I'm trying to model a bulk metal with anisotropic electrical conductivity such as graphite. I want to run a stationary current through the material and I am using the finite volume method to do this. My boundary conditions are fixed potentials at certain boundary positions of the simulated volume, just like electrical contacts. In a homogeneous isotropic medium, I simply use Poisson's equation (or Laplace to be more precise) to compute the potential and I use Ohm's law to derive the electric current from the potential.
Now on to an anisotropic medium: As far as I've understood, my conductivity becomes a tensor so that the current $j$ will be given as: $$j_i = \Sigma_{j} \sigma_{ij} E_j$$ This is where my confusion starts.
- Wouldn't it make more sense to compute the current from the electric displacement field $\vec{D}$?
- What happens to Poisson's equation? Do I also have to include an anisotropic permittivity in order to compute the electric field correctly? Or is this irrelevant for the electrical current? (It can't really be irrelevant since this would give me the same electric field for isotropic and anisotropic media)

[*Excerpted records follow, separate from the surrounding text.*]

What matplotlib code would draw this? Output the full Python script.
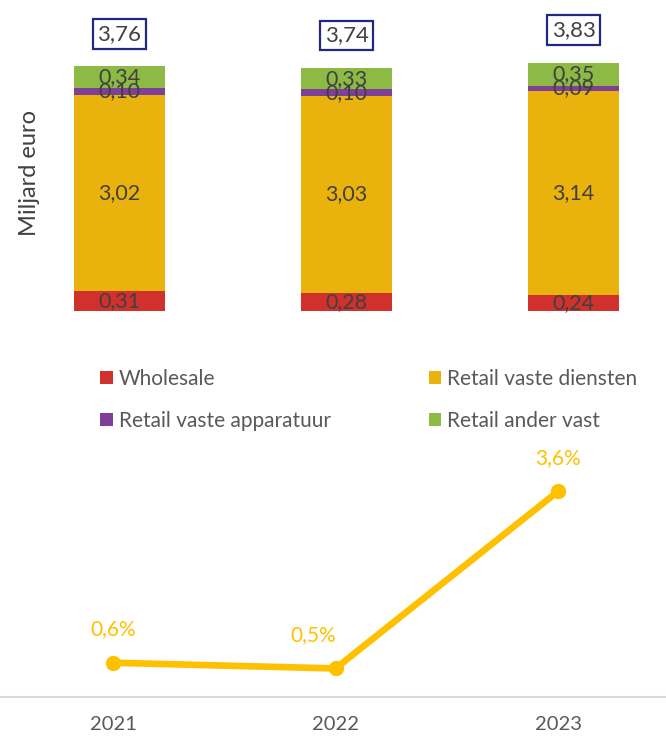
import numpy as np
import matplotlib.pyplot as plt

plt.rcParams['font.family'] = ['Lato', 'DejaVu Sans']

years = ['2021', '2022', '2023']
wholesale = [0.31, 0.28, 0.24]
retail_diensten = [3.02, 3.03, 3.14]
retail_apparatuur = [0.10, 0.10, 0.09]
retail_ander = [0.34, 0.33, 0.35]
totals = ['3,76', '3,74', '3,83']
groei = [0.6, 0.5, 3.6]
groei_labels = ['0,6%', '0,5%', '3,6%']

series = [
    ('Wholesale', wholesale, '#D0312D'),
    ('Retail vaste diensten', retail_diensten, '#EAB20C'),
    ('Retail vaste apparatuur', retail_apparatuur, '#7F3F98'),
    ('Retail ander vast', retail_ander, '#8CBA44'),
]

fig = plt.figure(figsize=(6.66, 7.43), dpi=100)

# bovenste deel: gestapelde staven
ax = fig.add_axes([0, 0.5814, 1, 0.3917])
x = np.arange(len(years))
bottom = np.zeros(len(years))
bars = {}
for name, vals, col in series:
    vals = np.array(vals)
    bars[name] = ax.bar(x, vals, 0.4, bottom=bottom, color=col, label=name)
    for i, v in enumerate(vals):
        ax.text(x[i], bottom[i] + v / 2, f'{v:.2f}'.replace('.', ','),
                ha='center', va='center', fontsize=15.5, color='#404040')
    bottom += vals

for i, t in enumerate(totals):
    ax.text(x[i], bottom[i] + 0.5, t, ha='center', va='center', fontsize=16,
            color='#404040',
            bbox=dict(boxstyle='square,pad=0.22', fc='white', ec='#1F2A80', lw=1.6))

ax.set_xlim(-119.5 / 227, 2 + (666 - 573.5) / 227)
ax.set_ylim(0, 4.48)
ax.axis('off')
fig.text(0.044, 0.767, 'Miljard euro', rotation=90, ha='center', va='center',
         fontsize=17, color='#404040')

order = ['Wholesale', 'Retail vaste apparatuur', 'Retail vaste diensten', 'Retail ander vast']
fig.legend([bars[n] for n in order], order, ncol=2, frameon=False,
           loc='center left', bbox_to_anchor=(0.122, 0.462),
           fontsize=15, labelcolor='#595959', handlelength=0.6, handleheight=0.6,
           handletextpad=0.3, columnspacing=4.7, labelspacing=1.05)

# onderste deel: groeilijn
ax2 = fig.add_axes([0, 0.0619, 1, 0.319])
ax2.plot(x, groei, color='#FFC000', lw=4.8, marker='o', ms=10)
offsets = [(0, 17), (-16, 17), (0, 17)]
for i, lab in enumerate(groei_labels):
    ax2.annotate(lab, (x[i], groei[i]), xytext=offsets[i], textcoords='offset points',
                 ha='center', va='bottom', fontsize=15, color='#FFC000')
ax2.set_xlim(-113 / 222.5, 2 + (666 - 558) / 222.5)
ax2.set_ylim(0, 4.15)
for s in ['top', 'right', 'left']:
    ax2.spines[s].set_visible(False)
ax2.spines['bottom'].set_color('#D9D9D9')
ax2.spines['bottom'].set_linewidth(1.5)
ax2.set_yticks([])
ax2.set_xticks(x)
ax2.set_xticklabels(years, fontsize=14.5, color='#595959')
ax2.tick_params(axis='x', length=0, pad=14)

fig.savefig('out.png', dpi=100)
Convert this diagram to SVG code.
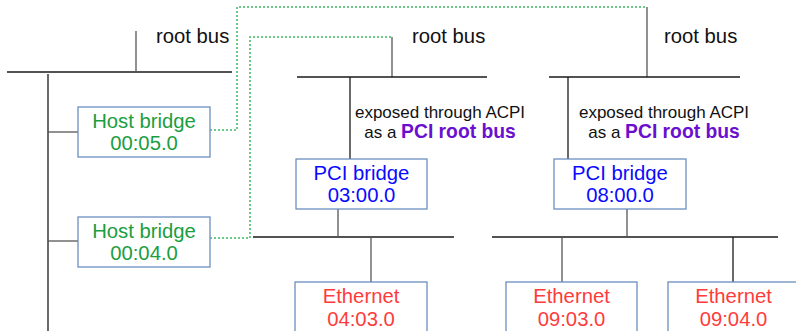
<svg xmlns="http://www.w3.org/2000/svg" width="796" height="331" viewBox="0 0 796 331">
<style>
.box{fill:#ffffff;stroke:#6c8ebf;stroke-width:1.3}
.t{font-family:"Liberation Sans",Arial,sans-serif;font-size:20.3px;text-anchor:middle}
.host{fill:#1a9e40}
.pci{fill:#0a0aff}
.eth{fill:#ff3b3b}
.lbl{font-family:"Liberation Sans",Arial,sans-serif;font-size:20.3px;fill:#111111}
.note{font-family:"Liberation Sans",Arial,sans-serif;font-size:17px;fill:#111111;text-anchor:middle}
.purple{fill:#6a0fd0;font-weight:bold;font-size:19.3px}
.bus{stroke:#1a1a1a;stroke-width:1.3;fill:none}
.stub{stroke:#555555;stroke-width:1.3;fill:none}
.dot{stroke:#3cb860;stroke-width:1.5;stroke-dasharray:2 2;fill:none}
</style>
<g id="connectors">
<line class="bus" x1="7" y1="72" x2="232" y2="72"/>
<line class="stub" x1="136" y1="31" x2="136" y2="72"/>
<line class="bus" x1="48" y1="74" x2="48" y2="331"/>
<line class="stub" x1="48" y1="132" x2="78" y2="132"/>
<line class="stub" x1="48" y1="241" x2="78" y2="241"/>
<polyline class="dot" points="210,130 237,130 237,7 647,7"/>
<polyline class="dot" points="210,238 250,238 250,37 392,37"/>
<line class="stub" x1="647" y1="7" x2="647" y2="77"/>
<line class="stub" x1="392" y1="37" x2="392" y2="77"/>
<line class="bus" x1="297" y1="77" x2="487" y2="77"/>
<line class="bus" x1="549" y1="77" x2="740" y2="77"/>
<line class="bus" x1="350" y1="77" x2="350" y2="159"/>
<line class="bus" x1="568" y1="77" x2="568" y2="159"/>
<line class="bus" x1="253" y1="237" x2="454" y2="237"/>
<line class="stub" x1="338" y1="209" x2="338" y2="237"/>
<line class="stub" x1="371" y1="237" x2="371" y2="282"/>
<line class="bus" x1="492" y1="237" x2="778" y2="237"/>
<line class="stub" x1="627" y1="209" x2="627" y2="237"/>
<line class="stub" x1="562" y1="237" x2="562" y2="282"/>
<line class="bus" x1="733" y1="237" x2="733" y2="282"/>
</g>
<g id="labels">
<text class="lbl" x="156" y="43">root bus</text>
<text class="lbl" x="412" y="43">root bus</text>
<text class="lbl" x="664" y="43">root bus</text>
<text class="note" x="440" y="118">exposed through ACPI</text>
<text class="note" x="440" y="138">as a <tspan class="purple">PCI root bus</tspan></text>
<text class="note" x="664" y="118">exposed through ACPI</text>
<text class="note" x="664" y="138">as a <tspan class="purple">PCI root bus</tspan></text>
</g>
<g id="host1">
<rect class="box" x="78" y="107" width="132" height="50"/>
<text class="t host" x="144" y="128">Host bridge</text>
<text class="t host" x="144" y="150">00:05.0</text>
</g>
<g id="host2">
<rect class="box" x="78" y="217" width="132" height="50"/>
<text class="t host" x="144" y="238">Host bridge</text>
<text class="t host" x="144" y="260">00:04.0</text>
</g>
<g id="pci1">
<rect class="box" x="296" y="159" width="131" height="50"/>
<text class="t pci" x="361.5" y="180">PCI bridge</text>
<text class="t pci" x="361.5" y="202">03:00.0</text>
</g>
<g id="pci2">
<rect class="box" x="554" y="159" width="132" height="50"/>
<text class="t pci" x="620" y="180">PCI bridge</text>
<text class="t pci" x="620" y="202">08:00.0</text>
</g>
<g id="eth1">
<rect class="box" x="295" y="282" width="132" height="60"/>
<text class="t eth" x="361" y="303">Ethernet</text>
<text class="t eth" x="361" y="326">04:03.0</text>
</g>
<g id="eth2">
<rect class="box" x="506" y="282" width="131" height="60"/>
<text class="t eth" x="571.5" y="303">Ethernet</text>
<text class="t eth" x="571.5" y="326">09:03.0</text>
</g>
<g id="eth3">
<rect class="box" x="668" y="282" width="131" height="60"/>
<text class="t eth" x="733.5" y="303">Ethernet</text>
<text class="t eth" x="733.5" y="326">09:04.0</text>
</g>
</svg>
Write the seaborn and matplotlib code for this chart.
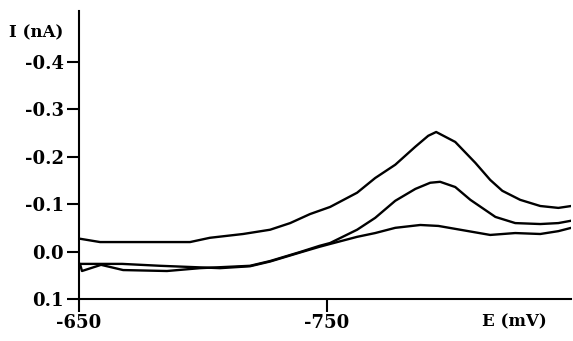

UPDATE: Here is what I found out during further research and while running a few simulations on simple model systems:
Concerning 1.: Check the answer below.
Concerning 2.: The anisotropy needs to be included in Poisson's equation as well. Otherwise current is not conserved. In the case of graphite for example, the anisotropy coefficient for the conductivity can be applied to Poisson's equation as well. When the current is then derived from the gradient of the potential, I obtain the correct values.